What happened next showed me the power of personal relationships. The Principal looked at the boy and said, “Has your mum had the baby yet?” (He knew the boy’s mother was expecting.) The answer was, ‘Yes – yesterday.’ 
The Principal’s next reply was classic. He said, “When you leave for home today, take some roses from the school garden for your Mum.” 
The boy nodded. 
He then said, “Now, tell me what happened.”
Call this compassion, call this a pattern break, call it what you like. It worked. The boys tough exterior melted and he told the truth.

The Dalai Lama was right.

Nothing beats compassion.

“Learning is to a man as the leaves and branches are to a tree, and it should be said that he simply should not be without it.” So said Takeda Shingen, one of Japan’s best known generals who lived in the 1500’s. At age 52 he was hit by a bullet and died, but not before his legacy of knowledge had been recorded for all those who wished to see what a life of warfare had taught.

So it seems that a warrior can steel himself for battle not only by hard physical training but also by improving his academic abilities. If this logic holds, we can therefore create a life that rewards us more by following the same path. We can create happiness more easily than by just ‘trying harder’ – as our well meaning friends and relatives urge. If we research and see how others have dealt with difficulty, we find the same thing. Not only does it transport us to a higher level, we actually feel less alone. We realise that others who have come before us have also struggled (sometimes more than we have.) Our pain becomes more palatable purely through comparison with the trauma of others.

The question now becomes where do we look for guidance?

If the Samurai looked to the victors of the past, so should we. We should look to those who have left a record of actions that created a fulfilling life. Surely someone else has met with similar difficulty and has triumphed through a series of actions that will allow us to experience similar results.
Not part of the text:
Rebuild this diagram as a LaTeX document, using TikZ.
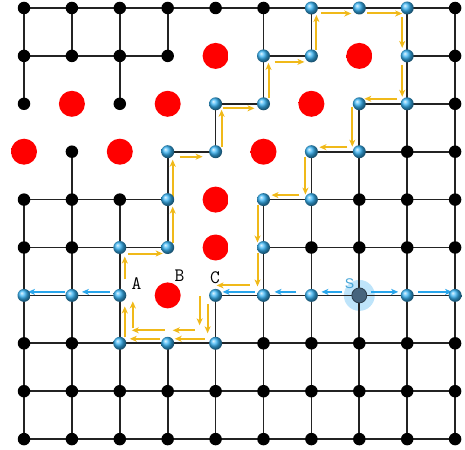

The Samurai knew that attention to detail on a daily basis would lead to victory in a range of activities. They would not miss their regular training as they knew that hardening their resolve in battle came through defeating common human weaknesses. They knew that each time they didn’t attend to trivial household duties left them with the knowledge that they had chipped away at their level of discipline.

‘A nine storey tower begins with the foundation’ is a saying accredited to the ancient Samurai. In this same way, our foundation of attention to seemingly little things is the foundation upon which we build a character strong enough to withstand anxiety, panic, despondency and depression.

Quite often this can be as simple as rising earlier than normal and getting organised. It can then be improved upon by a short period of reading every day. Reading for a small period of time every day will bring about more emotional intelligence than 10 hours of last minute research when confronted with psychological pain.

At that point, it is often too late.

Rising early

Justin is 54. When he was 12 years of age he started competitive swimming. This lasted throughout his teens. Five days a week, up at 5 AM to do an hour in the pool.

You remember those kids. Wet hair at school at 8:30am.

When Justin’s competitive years finished in his late teens he kept up the early morning ritual. He still does it today.

He says that the early morning ritual sets him up physically and mentally for the rest of the day.

The point is not that swimming is the answer. The point is that the ritual is the answer.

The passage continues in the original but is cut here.